[From my Daily Banter column this week...]
I promise I won't write about every single Karl Rove Crossroads GPS anti-Obama commercial that gets wet-farted into the ear-holes of American television viewers. I'll only write about the most awful ones. And the new one is a $7 million lie.
By the way, that's how much Rove's PAC will spend on this ad. $7 million in television airtime. That's a lot. In every swing state, this thing will find its way to the television viewing habits of middle-of-the-road, low-information undecideds. Think about that for a minute. It's arguably this sort of thing that allowed Scott Walker to win his recall election.
Go watch the ad, and then come back.
Did you see it? President Obama, Rove says, is personally adding $4 billion to the debt every day somehow, even though in 2008 he said it was wrong to mortgage our children's futures. That's the singular point of the ad. No rapidly-aging housewives. No sad dramatizations and concern-trolling about "hope and change." Just hugely simplistic numerical ways to describe the national debt.

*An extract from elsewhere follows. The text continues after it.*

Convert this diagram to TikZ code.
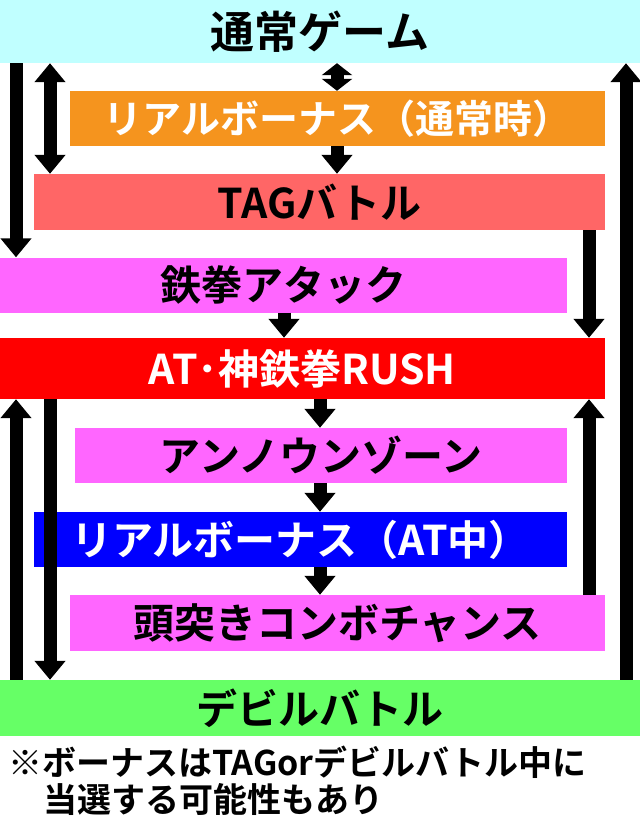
\documentclass[tikz,border=0pt]{standalone}
\usepackage{fontspec}
\newfontfamily\jpfont{Noto Sans CJK JP Bold}
\usetikzlibrary{arrows.meta}
\definecolor{gamecol}{HTML}{C0FFFF}
\definecolor{bonuscol}{HTML}{F5941E}
\definecolor{tagcol}{HTML}{FF6666}
\definecolor{pinkcol}{HTML}{FF66FF}
\definecolor{rushcol}{HTML}{FF0000}
\definecolor{atbcol}{HTML}{0000FF}
\definecolor{devilcol}{HTML}{66FF66}

\begin{document}
\begin{tikzpicture}[x=1pt,y=-1pt,
  box/.style={rectangle,inner sep=0pt,font=\jpfont\fontsize{41}{41}\selectfont},
  arr/.style={line width=13pt,-{Triangle[width=30pt,length=19pt]}},
  darr/.style={line width=13pt,{Triangle[width=30pt,length=19pt]}-{Triangle[width=30pt,length=19pt]}},
  sarr/.style={line width=13pt,{Triangle[width=30pt,length=12pt]}-{Triangle[width=30pt,length=12pt]}}]
  \useasboundingbox[fill=white] (0,0) rectangle (640,823);

  \node[box,fill=gamecol,minimum width=640pt,minimum height=63pt,font=\jpfont\fontsize{44}{44}\selectfont] (game) at (320,31.5) {通常ゲーム};
  \node[box,fill=bonuscol,text=white,minimum width=535pt,minimum height=55pt,font=\jpfont\fontsize{39}{39}\selectfont] (bonus) at (337.5,118.5) {リアルボーナス（通常時）};
  \node[box,fill=tagcol,minimum width=571pt,minimum height=56pt] (tag) at (319.5,202) {TAGバトル};
  \node[box,fill=pinkcol,minimum width=567pt,minimum height=55pt] (atk) at (283.5,285) {鉄拳アタック};
  \node[box,fill=rushcol,text=white,minimum width=605pt,minimum height=61pt] (rush) at (302.5,368.5) {AT･神鉄拳RUSH};
  \node[box,fill=pinkcol,minimum width=492pt,minimum height=55pt] (unknown) at (321,455.5) {アンノウンゾーン};
  \node[box,fill=atbcol,text=white,minimum width=533pt,minimum height=55pt] (atbonus) at (300.5,539.5) {リアルボーナス（AT中）};
  \node[box,fill=pinkcol,minimum width=535pt,minimum height=56pt] (combo) at (337.5,623) {頭突きコンボチャンス};
  \node[box,fill=devilcol,minimum width=640pt,minimum height=56pt] (devil) at (320,708) {デビルバトル};

  \node[box,anchor=west,font=\jpfont\fontsize{34}{34}\selectfont] (note1) at (8,762) {※ボーナスはTAGorデビルバトル中に};
  \node[box,anchor=west,font=\jpfont\fontsize{34}{34}\selectfont] (note2) at (43,799) {当選する可能性もあり};

  \coordinate (c1) at (16,0);
  \coordinate (c2) at (50,0);
  \coordinate (c3) at (284,0);
  \coordinate (c4) at (320,0);
  \coordinate (c5) at (337,0);
  \coordinate (c6) at (589,0);
  \coordinate (c7) at (626,0);

  \draw[arr](game.south -| c1)--(atk.north -| c1);
  \draw[darr](game.south -| c2)--(tag.north -| c2);
  \draw[sarr](game.south -| c5)--(bonus.north -| c5);
  \draw[arr](bonus.south -| c5)--(tag.north -| c5);
  \draw[arr](tag.south -| c6)--(rush.north -| c6);
  \draw[arr](devil.north -| c7)--(game.south -| c7);
  \draw[arr](atk.south -| c3)--(rush.north -| c3);
  \draw[arr](devil.north -| c1)--(rush.south -| c1);
  \draw[arr](rush.south -| c2)--(devil.north -| c2);
  \draw[arr](rush.south -| c4)--(unknown.north -| c4);
  \draw[arr](unknown.south -| c4)--(atbonus.north -| c4);
  \draw[arr](atbonus.south -| c4)--(combo.north -| c4);
  \draw[arr](combo.north -| c6)--(rush.south -| c6);
\end{tikzpicture}
\end{document}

But you know what Rove left out of his cute descriptions of the national debt? It's easily the biggest omission possible, and here it is.
President Obama isn't adding $4 billion to the debt every day. Fact. Karl Rove and President Bush are adding $4 billion to the debt every day. Fact.

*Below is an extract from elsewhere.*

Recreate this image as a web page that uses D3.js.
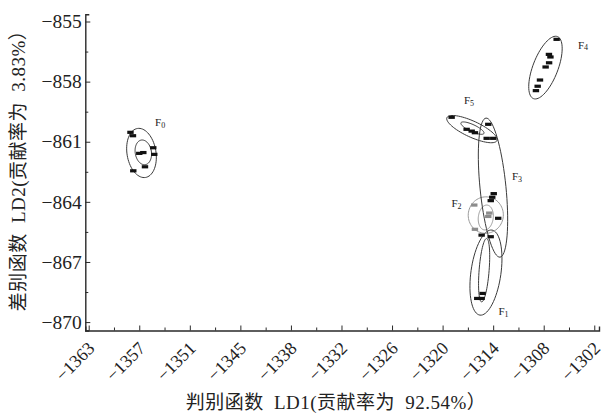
<!DOCTYPE html>
<html><head><meta charset="utf-8">
<script src="https://cdn.jsdelivr.net/npm/d3@7"></script>
<style>
html,body{margin:0;padding:0;background:#fff;}
svg{display:block;}
</style></head><body>
<svg id="chart" width="608" height="415"></svg>
<script>
// Discriminant scores (LD1, LD2) of each sample, by group
const f0LD1 = [-1357.96, -1357.66, -1356.90, -1356.41, -1355.21, -1355.09, -1356.21, -1357.62];
const f0LD2 = [-860.53, -860.70, -861.58, -861.54, -861.30, -861.63, -862.25, -862.45];
const f1LD1 = [-1315.59, -1314.50, -1315.47, -1316.12, -1315.59];
const f1LD2 = [-865.66, -865.74, -868.57, -868.82, -868.82];
const f2LD1 = [-1316.48, -1314.67, -1314.79, -1316.40];
const f2LD2 = [-864.16, -864.56, -864.73, -865.37];
const f3LD1 = [-1314.79, -1314.98, -1314.19, -1314.13, -1314.31, -1314.49, -1313.59];
const f3LD2 = [-860.13, -860.83, -860.83, -863.59, -863.77, -863.94, -864.82];
const f4LD1 = [-1306.54, -1307.47, -1307.29, -1307.45, -1307.87, -1308.55, -1308.83, -1309.04];
const f4LD2 = [-855.89, -856.64, -856.77, -857.06, -857.27, -857.92, -858.23, -858.45];
const f5LD1 = [-1319.21, -1317.40, -1316.79, -1316.40];
const f5LD2 = [-859.78, -860.38, -860.47, -860.55];

// Group names, label anchors and marker colours
const groupIds = ["0", "1", "2", "3", "4", "5"];
const labelLD1 = [-1355.0, -1313.56, -1319.23, -1311.93, -1303.97, -1317.72];
const labelLD2 = [-860.22, -869.65, -864.26, -862.91, -856.35, -859.12];
const groupColor = ["#111", "#111", "#8c8c8c", "#111", "#111", "#111"];

// Confidence ellipses: centre plus major / minor semi-axis vectors (data units)
const ellGroup = [0, 0, 1, 1, 2, 2, 3, 4, 5, 5];
const ellCX = [-1356.63, -1356.41, -1315.07, -1315.29, -1315.09, -1315.09, -1314.22, -1307.89, -1316.76, -1316.70];
const ellCY = [-861.56, -861.53, -867.53, -867.41, -864.66, -864.78, -863.29, -857.30, -860.37, -860.32];
const ellMajX = [-0.483, -0.241, 0.724, 0.302, 0.362, 0.181, 0.845, 1.448, 3.016, 1.387];
const ellMajY = [1.223, 0.614, 2.122, 1.583, 0.899, 0.619, -3.470, 1.548, -0.574, -0.265];
const ellMinX = [1.725, 0.965, 1.792, 0.601, 2.087, 0.893, 1.556, 1.405, -0.404, -0.177];
const ellMinY = [0.115, 0.065, -0.105, -0.019, -0.145, -0.045, 0.065, -0.227, -0.364, -0.159];

// Axis ticks
const xTickLabels = ["−1363", "−1357", "−1351", "−1345", "−1338", "−1332", "−1326", "−1320", "−1314", "−1308", "−1302"];
const yTickValues = [-855, -858, -861, -864, -867, -870];
const yTickLabels = ["−855", "−858", "−861", "−864", "−867", "−870"];
const xTitle = "判别函数 LD1(贡献率为 92.54%）";
const yTitle = "差别函数 LD2(贡献率为 3.83%）";

const groupsLD1 = [f0LD1, f1LD1, f2LD1, f3LD1, f4LD1, f5LD1];
const groupsLD2 = [f0LD2, f1LD2, f2LD2, f3LD2, f4LD2, f5LD2];

const svg = d3.select("#chart");
const x = d3.scaleLinear().domain([-1363.41, -1301.43]).range([85.3, 599]);
const y = d3.scaleLinear().domain([-870.42, -854.64]).range([330.5, 14.3]);
const serif = "'Liberation Serif', 'Times New Roman', 'Noto Sans CJK SC', serif";
const axisColor = "#2a2a2a";

// evenly spaced LD1 tick positions across the labelled range
const xTickVals = xTickLabels.map((_, i) => -1363 + i * (61 / (xTickLabels.length - 1)));
const xMinor = xTickVals.slice(1).map((v, i) => (v + xTickVals[i]) / 2);
const yMinor = yTickValues.slice(1).map((v, i) => (v + yTickValues[i]) / 2);

// ---- axes ----
const xAxisG = svg.append("g").attr("transform", `translate(0,${y.range()[0]})`)
  .call(d3.axisBottom(x).tickValues(xTickVals).tickFormat((d, i) => xTickLabels[i])
    .tickSizeInner(-5).tickSizeOuter(-4).tickPadding(0));
xAxisG.selectAll("text")
  .attr("y", null).attr("dy", null)
  .attr("transform", "translate(6.5,19) rotate(-45)")
  .attr("text-anchor", "end")
  .style("font-family", serif).style("font-size", "18px").attr("fill", "#222");

svg.append("g").attr("transform", `translate(0,${y.range()[0]})`)
  .call(d3.axisBottom(x).tickValues(xMinor).tickFormat("").tickSize(-3))
  .call(g => g.select(".domain").remove());

const yAxisG = svg.append("g").attr("transform", `translate(${x.range()[0]},0)`)
  .call(d3.axisLeft(y).tickValues(yTickValues).tickFormat((d, i) => yTickLabels[i])
    .tickSizeInner(-5).tickSizeOuter(-4).tickPadding(3.5));
yAxisG.selectAll("text")
  .style("font-family", serif).style("font-size", "19.5px").attr("fill", "#222");

svg.append("g").attr("transform", `translate(${x.range()[0]},0)`)
  .call(d3.axisLeft(y).tickValues(yMinor).tickFormat("").tickSize(-3))
  .call(g => g.select(".domain").remove());

svg.selectAll(".domain").attr("stroke", axisColor).attr("stroke-width", 1.4);
svg.selectAll(".tick line").attr("stroke", axisColor).attr("stroke-width", 1);

// ---- axis titles ----
svg.append("text").attr("x", 336).attr("y", 409).attr("text-anchor", "middle")
  .style("font-family", serif).style("font-size", "19px").style("word-spacing", "5px")
  .style("letter-spacing", "0.5px")
  .attr("fill", "#222").text(xTitle);
svg.append("text").attr("transform", "translate(25,166) rotate(-90)").attr("text-anchor", "middle")
  .style("font-family", serif).style("font-size", "19px").style("word-spacing", "5px")
  .style("letter-spacing", "0.5px")
  .attr("fill", "#222").text(yTitle);

// ---- ellipses ----
const ellLine = d3.line().curve(d3.curveLinearClosed);
const ellipsePath = i => {
  const pts = d3.range(0, 72).map(k => {
    const t = k / 72 * 2 * Math.PI;
    const vx = ellCX[i] + Math.cos(t) * ellMajX[i] + Math.sin(t) * ellMinX[i];
    const vy = ellCY[i] + Math.cos(t) * ellMajY[i] + Math.sin(t) * ellMinY[i];
    return [x(vx), y(vy)];
  });
  return ellLine(pts);
};
svg.append("g").selectAll("path").data(ellCX.map((_, i) => i)).join("path")
  .attr("d", ellipsePath)
  .attr("fill", "none")
  .attr("stroke", i => ellGroup[i] === 2 ? "#9a9a9a" : "#3a3a3a")
  .attr("stroke-width", 1);

// ---- sample markers ----
groupIds.forEach((g, gi) => {
  const pts = groupsLD1[gi].map((v, j) => [v, groupsLD2[gi][j]]);
  svg.append("g").selectAll("rect").data(pts).join("rect")
    .attr("x", d => x(d[0]) - 3.2).attr("y", d => y(d[1]) - 1.6)
    .attr("width", 6.4).attr("height", 3.2)
    .attr("fill", groupColor[gi]);
});

// ---- group labels ----
groupIds.forEach((g, gi) => {
  const t = svg.append("text").attr("x", x(labelLD1[gi])).attr("y", y(labelLD2[gi]))
    .style("font-family", serif).style("font-size", "11px").attr("fill", "#222");
  t.append("tspan").text("F");
  t.append("tspan").attr("dy", 1.5).style("font-size", "8px").text(g);
});
</script>
</body></html>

As we've covered here before, the Congressional Budget Office calculated that the three largest drivers of the ongoing national debt are in this order: 1) the Bush tax cuts, which continue to carve a massive chunk out of government receipts, increasing deficits and adding to the debt, 2) the wars in Afghanistan and Iraq, which Bush didn't pay for and never once asked the richest Americans, especially those in the oil and defense industries, to help cover the bill, and 3) the Great Recession, which began under Bush and was the direct result of deregulatory Reaganomics. A distant fourth are the recovery measures, which were implemented by President Obama and which successfully mitigated an even deeper and costlier recession.
These factors are causing the debt to grow by $4 billion a day. Not the president's policies.
The president actually boasts the lowest rate of annualized growth in government spending of any modern president, other than President Clinton. Lower than Reagan, lower than Bush 41 and way lower than Bush 43. There are several reasons for this. First, he signed a PAYGO bill mandating that all spending programs be paid for. Second, he agreed to massive spending cuts as part of the (awful, in my opinion) debt ceiling deal. Third, he allowed massive reductions in public sector government jobs (also awful, in my opinion), unlike all other previous modern presidents. Fourth, he found additional ways to reduce the deficit, including the healthcare reform law which reduces the deficit. And fifth, he rescued the economy from the brink of disaster -- and now, the economy is growing, corporate profits are at record highs, unemployment is down and the housing market is slowly recovering, all of which are contributing to better government revenue.
This entire approach by Karl Rove and, formerly, the Bush administration is what's popularly known as the "starve the beast" strategy. Republicans, because of their successful self-branding as "fiscal hawks," are able to run up huge deficits. They've done this under all three recent Republican administrations. And then, when Democratic President X enters office, the Republicans blame the subsequent fiscal fallout on the Democratic administration -- you know, because Democrats always spend and tax too much. So Rove et al went nuts with big spending on tax cuts and wars, resulting in massive increases in long-term deficits and debt, and they're blaming President Obama for it. Why? Because they can. President Obama happens to be president now, even though he inherited this crap-on-a-stick from Bush/Rove. And Bush/Rove are exploiting the fact that voters aren't bright enough to see the larger picture.
Voters are only able to see Obama + Debt = Obama's Fault.
It's going to take a lot more than you, me and FactCheck.org to correct the record on the economy and the deficit. The Obama team has to get out in front of this and correct the record without sounding helpless. If they can couple the facts with their successful reductions in spending and their successful rescuing of the economy, they can overcome the Rove and Romney lies.